Like Garp, Chimaera also has configuration caches, allowing fast reprogramming.

PipeRench

PipeRench is not a complete CPU, just a datapath. It is something you may see in a DSP. Data is fed in and out with FIFO queues.

In the PipeRench architecture, the datapath consists of several stripes, and each stripe consists of 16 processing elements (PEs). The PEs in each stripe is connected circularly, as shown above. This circular interconnect allowed the implementation of an infinitely-long pipelined datapath: As data flows through each stripe, the other stripes can be reprogrammed on the fly. For example, when data is in stripe 0, a new configuration can be loaded into stripe 1.

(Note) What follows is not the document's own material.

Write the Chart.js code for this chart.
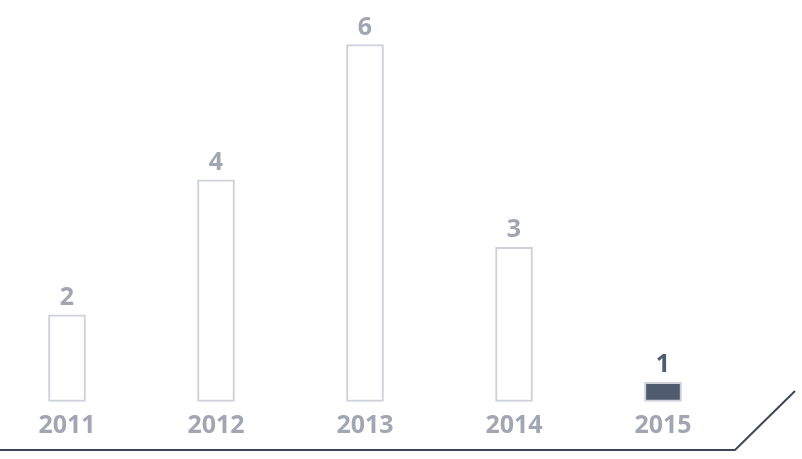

The authors used the term "virtual stripes" and "physical tripes": If the amount of virtual stripes is less or equal to the number of physical stripes available, then the datapath only need to be programmed once, and data can be pipelined in and out, achieving some parallelism. If the number of physical stripes is less, then the datapath must be reprogrammed on-the-fly.

Architecture of the "Functional Unit" in the picture above

Each processing element contains a register file, some MUX logic for selecting operands, and a function unit that can be programmed to perform some logic.

Conclusion

We saw some quite interesting designs of CPU-FPGA hybrid architectures with different levels of integration and different target applications. These designs came from the beginning of the 21st century when lithography was still on a micron scale, and FPGAs were relatively underdeveloped.

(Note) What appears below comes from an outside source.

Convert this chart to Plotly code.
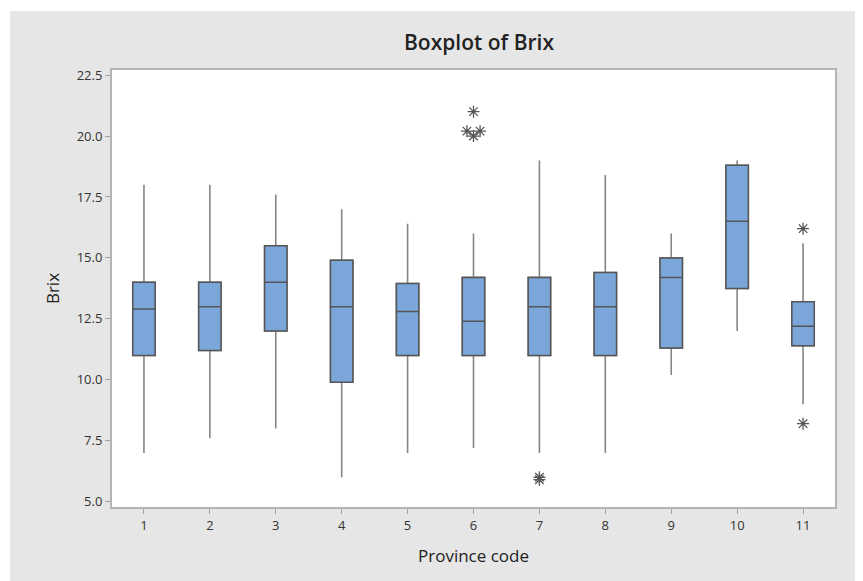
import plotly.graph_objects as go

# ---- data ----
provinces = [1, 2, 3, 4, 5, 6, 7, 8, 9, 10, 11]
tick_labels = ["1", "2", "3", "4", "5", "6", "7", "8", "9", "10", "11"]
lower_whisker = [7.0, 7.6, 8.0, 6.0, 7.0, 7.2, 7.0, 7.0, 10.2, 12.0, 9.0]
q1_values = [11.0, 11.2, 12.0, 9.9, 11.0, 11.0, 11.0, 11.0, 11.3, 13.75, 11.4]
median_values = [12.9, 13.0, 14.0, 13.0, 12.8, 12.4, 13.0, 13.0, 14.2, 16.5, 12.2]
q3_values = [14.0, 14.0, 15.5, 14.9, 13.95, 14.2, 14.2, 14.4, 15.0, 18.8, 13.2]
upper_whisker = [18.0, 18.0, 17.6, 17.0, 16.4, 16.0, 19.0, 18.4, 16.0, 19.0, 15.6]
outlier_province = [6, 6, 6, 6, 7, 7, 11, 11]
outlier_values = [21.0, 20.2, 20.2, 20.0, 6.0, 5.9, 16.2, 8.2]
y_ticks = [5.0, 7.5, 10.0, 12.5, 15.0, 17.5, 20.0, 22.5]

# ---- styles ----
BOX_FILL = "#7aa6da"
BOX_LINE = "#555555"
WHISKER = "#858585"
PANEL = "#e6e6e6"
FONT = "Open Sans"

# spread tied outliers sideways (as Minitab does)
outlier_x = []
seen = {}
for p, v in zip(outlier_province, outlier_values):
    n_same = sum(1 for pp, vv in zip(outlier_province, outlier_values) if pp == p and vv == v)
    k = seen.get((p, v), 0)
    seen[(p, v)] = k + 1
    off = 0.0 if n_same == 1 else (k - (n_same - 1) / 2) * 0.2
    outlier_x.append(p + off)

fig = go.Figure()
# whiskers (lighter gray)
fig.add_trace(go.Box(
    x=provinces,
    q1=q1_values, median=median_values, q3=q3_values,
    lowerfence=lower_whisker, upperfence=upper_whisker,
    boxpoints=False, width=0.34, whiskerwidth=0,
    fillcolor=BOX_FILL, line=dict(color=WHISKER, width=1.6),
    showlegend=False, hoverinfo="skip",
))
# boxes with darker outline
fig.add_trace(go.Box(
    x=provinces,
    q1=q1_values, median=median_values, q3=q3_values,
    lowerfence=q1_values, upperfence=q3_values,
    boxpoints=False, width=0.34, whiskerwidth=0,
    fillcolor=BOX_FILL, line=dict(color=BOX_LINE, width=1.5),
    showlegend=False, hoverinfo="skip",
))
fig.add_trace(go.Scatter(
    x=outlier_x, y=outlier_values, mode="markers",
    marker=dict(symbol="asterisk-open", size=10, color="#555555",
                line=dict(color="#555555", width=1.3)),
    showlegend=False, hoverinfo="skip",
))

W, H = 855, 573          # page body has an 8px margin
L, R, T, B = 103, 27, 61, 73
pw, ph = W - L - R, H - T - B

fig.update_layout(
    width=W, height=H,
    boxmode="overlay",
    margin=dict(l=L, r=R, t=T, b=B),
    paper_bgcolor="white",
    plot_bgcolor="white",
    font=dict(family=FONT, color="#333333"),
    title=dict(text="Boxplot of Brix", x=434 / W, xanchor="center",
               y=1 - 35 / H, yanchor="middle", xref="paper", yref="container",
               font=dict(family=FONT, size=21, color="#222222", weight=600)),
    shapes=[
        dict(type="rect", xref="paper", yref="paper", layer="below",
             x0=(2 - L) / pw, x1=(W - L) / pw + 0.02,
             y0=-(B + 2) / ph, y1=(ph + T - 3) / ph,
             fillcolor=PANEL, line=dict(width=0)),
        dict(type="rect", xref="paper", yref="paper", layer="below",
             x0=0, x1=1, y0=0, y1=1,
             fillcolor="white", line=dict(color="#b4b4b4", width=2)),
    ],
    xaxis=dict(
        range=[0.5, 11.5], tickmode="array", tickvals=provinces, ticktext=tick_labels,
        ticks="outside", ticklen=5, tickcolor="#a0a0a0", tickwidth=1,
        showgrid=False, zeroline=False, showline=False,
        tickfont=dict(size=13, color="#333333"),
        title=dict(text="Province code", standoff=17,
                   font=dict(size=17, color="#222222")),
    ),
    yaxis=dict(
        range=[4.74, 22.75], tickmode="array", tickvals=y_ticks, tickformat=".1f",
        ticks="outside", ticklen=5, tickcolor="#a0a0a0", tickwidth=1,
        showgrid=False, zeroline=False, showline=False,
        tickfont=dict(size=13, color="#333333"),
        title=dict(text="Brix", standoff=12,
                   font=dict(size=17, color="#222222")),
    ),
)

fig.write_html("out.html")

From today's point of view, accelerators are increasingly widespread. Companies like Apple put a lot of different accelerators into their chip design, but some people may never actually utilize some of those accelerators. Approaching the end of Moore's law, it becomes increasingly critical that transistors are utilized effectively. CPU-FPGA hybrid architectures provided a way. Applications can schedule their accelerators to be deployed when they need them and released when they are finished.

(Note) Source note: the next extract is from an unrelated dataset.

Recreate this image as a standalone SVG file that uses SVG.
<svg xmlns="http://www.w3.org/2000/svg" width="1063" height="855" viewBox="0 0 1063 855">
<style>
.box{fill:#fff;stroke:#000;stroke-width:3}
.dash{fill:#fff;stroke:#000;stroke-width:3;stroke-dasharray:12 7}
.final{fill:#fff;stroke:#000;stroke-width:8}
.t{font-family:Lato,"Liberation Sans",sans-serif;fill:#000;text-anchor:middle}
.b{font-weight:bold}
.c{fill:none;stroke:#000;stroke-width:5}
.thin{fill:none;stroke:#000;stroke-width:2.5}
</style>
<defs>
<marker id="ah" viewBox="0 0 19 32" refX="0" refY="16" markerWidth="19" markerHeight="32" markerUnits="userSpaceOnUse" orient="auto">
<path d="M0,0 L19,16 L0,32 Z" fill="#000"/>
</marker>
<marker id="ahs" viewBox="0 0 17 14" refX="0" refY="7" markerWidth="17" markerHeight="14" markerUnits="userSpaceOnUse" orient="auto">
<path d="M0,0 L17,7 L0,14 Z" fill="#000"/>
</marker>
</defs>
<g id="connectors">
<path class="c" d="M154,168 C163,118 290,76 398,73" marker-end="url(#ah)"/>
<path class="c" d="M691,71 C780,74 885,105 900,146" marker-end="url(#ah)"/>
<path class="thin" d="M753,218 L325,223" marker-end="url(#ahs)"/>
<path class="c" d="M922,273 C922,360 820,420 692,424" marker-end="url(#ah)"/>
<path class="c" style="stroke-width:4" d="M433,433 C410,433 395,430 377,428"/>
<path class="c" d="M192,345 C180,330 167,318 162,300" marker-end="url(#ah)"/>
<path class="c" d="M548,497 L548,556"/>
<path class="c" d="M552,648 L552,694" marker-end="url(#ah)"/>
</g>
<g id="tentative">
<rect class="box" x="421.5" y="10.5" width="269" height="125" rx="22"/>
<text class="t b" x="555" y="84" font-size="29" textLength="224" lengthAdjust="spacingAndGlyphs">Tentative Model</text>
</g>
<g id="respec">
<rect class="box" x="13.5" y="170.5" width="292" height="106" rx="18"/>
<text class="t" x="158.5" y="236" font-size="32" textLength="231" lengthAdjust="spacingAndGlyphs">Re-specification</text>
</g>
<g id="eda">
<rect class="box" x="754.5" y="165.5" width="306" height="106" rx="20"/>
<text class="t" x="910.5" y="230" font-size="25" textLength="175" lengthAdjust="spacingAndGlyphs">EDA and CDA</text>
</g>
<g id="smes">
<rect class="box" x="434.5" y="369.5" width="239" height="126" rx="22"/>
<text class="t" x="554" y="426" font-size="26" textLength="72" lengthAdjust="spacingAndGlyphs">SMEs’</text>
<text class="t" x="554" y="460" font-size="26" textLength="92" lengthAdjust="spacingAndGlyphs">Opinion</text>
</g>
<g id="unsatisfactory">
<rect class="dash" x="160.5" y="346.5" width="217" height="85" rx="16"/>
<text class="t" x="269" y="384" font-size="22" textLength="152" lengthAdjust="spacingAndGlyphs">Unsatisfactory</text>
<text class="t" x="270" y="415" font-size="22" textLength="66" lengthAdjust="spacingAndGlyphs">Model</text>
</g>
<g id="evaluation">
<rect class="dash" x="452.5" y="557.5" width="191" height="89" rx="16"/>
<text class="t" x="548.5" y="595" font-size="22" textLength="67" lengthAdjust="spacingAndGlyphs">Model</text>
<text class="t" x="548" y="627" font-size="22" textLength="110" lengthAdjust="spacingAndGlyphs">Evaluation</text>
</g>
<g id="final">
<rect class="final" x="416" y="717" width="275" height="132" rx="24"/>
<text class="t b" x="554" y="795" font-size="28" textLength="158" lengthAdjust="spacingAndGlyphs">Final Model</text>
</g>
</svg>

This vision would not be that easy. FPGAs, due to their rich programmability, are a poor use of transistors compared to specifically designed ASICs. This program may be solved by Coarse-Grained Reprommable Arrays (CGRAs,) which are less reconfigurable than an FPGA but can operate faster due to more logic paths being hardwired.

With the development of FPGA technologies and other types of reconfigurable hardware, CPU-FPGA hybrid architectures is a promising area for further research.